Archive for Sunday, April 21, 1991


April 21, 1991


The latest in city recycling is almost brand-new for Earth Day '91.

"EARTHBOUND '91," a Lawrence recycling project only 2 weeks old, is concentrating on taking care of yard waste and old motor oil.

And its success already is being measured in gallons of oil and tons of grass and leaves.

Lawrence Recycling Coordinator Patricia Marvin thinks the new program is off to an excellent start, but she said that's none too surprising for Lawrence.

IN FACT, she points out that her move from part-time to full-time recycling coordinator in January 1990 was not only in tune with last year's 20th anniversary of Earth Day, but also was in tune with the character of the community.

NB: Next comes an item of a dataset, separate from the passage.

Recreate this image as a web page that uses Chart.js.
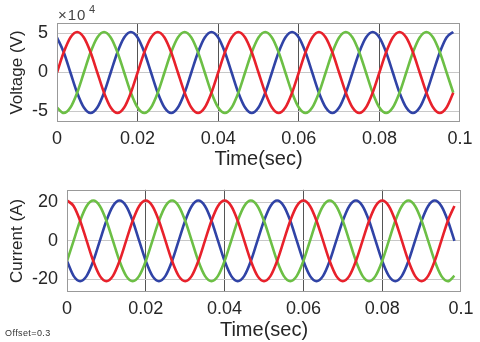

"It was certainly the right time for a lot of reasons, not just Earth Day," Marvin said. "Our community, I think, is ahead of most of the communities in Kansas about wanting to use our resources differently.

"My office helps people to find out what's happening in the community, what's possible, what kind of rules there are and what kinds of needs there are. It's a really good focus point."

The latest thing that's happening through Marvin's office is EARTHBOUND '91.

The program involves new drop-off sites called GLOBEs. GLOBE stands for Grass, Leaf, Oil, Battery, EARTHBOUND '91.

Local residents can drop off the specified materials between 10 a.m. and 4 p.m. Saturdays at Centennial Park, Ninth and Iowa streets. All those materials also can be dropped off from noon to 4 p.m. Sundays at the Holcom Park parking lot off of 25th Street.

MARVIN SAID that on the first Saturday, 32 people dropped off about five tons of leaves and grass at Centennial Park.

The next weekend, she said, 14 people dropped off 52 gallons of motor oil at Holcom Park.

"We have exceeded my expectations," Marvin said. "Usually a new drop-off site will take several weeks to start up."

Marvin said local residents actually helped her with the program before it even got started by telling her that weekends would be the best time for collecting motor oil.

"People changing their motor oil want to take off for a longer period in the afternoon than what weekdays allow," Marvin explained.

Oil recycling for the public has been a part of the city's recycling program since the middle of 1990, when the city garage was opened four hours a week as a drop-off site for motor oil.

RESIDENTS CAN continue to take oil to the city garage at 1141 Haskell from 11 a.m. to 1 p.m. on Mondays and Fridays. The city's oil collection sites also take used car batteries.

Another component of EARTHBOUND '91 is the curbside collection of grass and leaves in two pilot areas.

Every Wednesday, collections occur in a "west" area from Kasold Drive to Wakarusa Drive and between Sixth Street and Clinton Parkway. Collections also occur in a "south" area from 23rd Street to the south city limits and from Iowa Street to the east city limits.

The pickups are by regular city sanitation crews who duplicate their regular routes for the special yard waste collections.

Bob Yoos, the city's solid waste superintendent, said 372 bags, or about seven tons, of grass and leaves were collected on the south route on the first day of collections this year. About 15 bags, or half a ton, of grass and leaves were collected on the west route.

YOOS SAID residents in the south area were part of a pilot collection route last year, and he expects collections in the west area to increase as more people become aware of the program.

Marvin said she expected overall collections to increase for another reason.

"You've got to give people time to mow their lawns," she said.

Yoos said the leaves and grass are taken to a vacant lot on East Eighth Street for composting.

"It gives us a source of material for mulch and soil amendment," Yoos said, adding that the compost will be useful in several city projects. In addition to frequent use by the Lawrence Parks and Recreation Department, Yoos said, the compost could be used as a good soil cover for planting native grasses over the old Lawrence landfill northwest of town.

"WE ALSO might have several `community giveaways' now and then for flower beds and so forth," Yoos said.

Marvin said that with landfill tipping rates presently at $15.52 a ton, local residents can save the city, and themselves, a lot of money by recycling their yard wastes.

Said Yoos, "The program's really gotten off to an excellent start. I'm going to be real interested to see how much material we get over a full season, and I think it's going to be a substantial amount."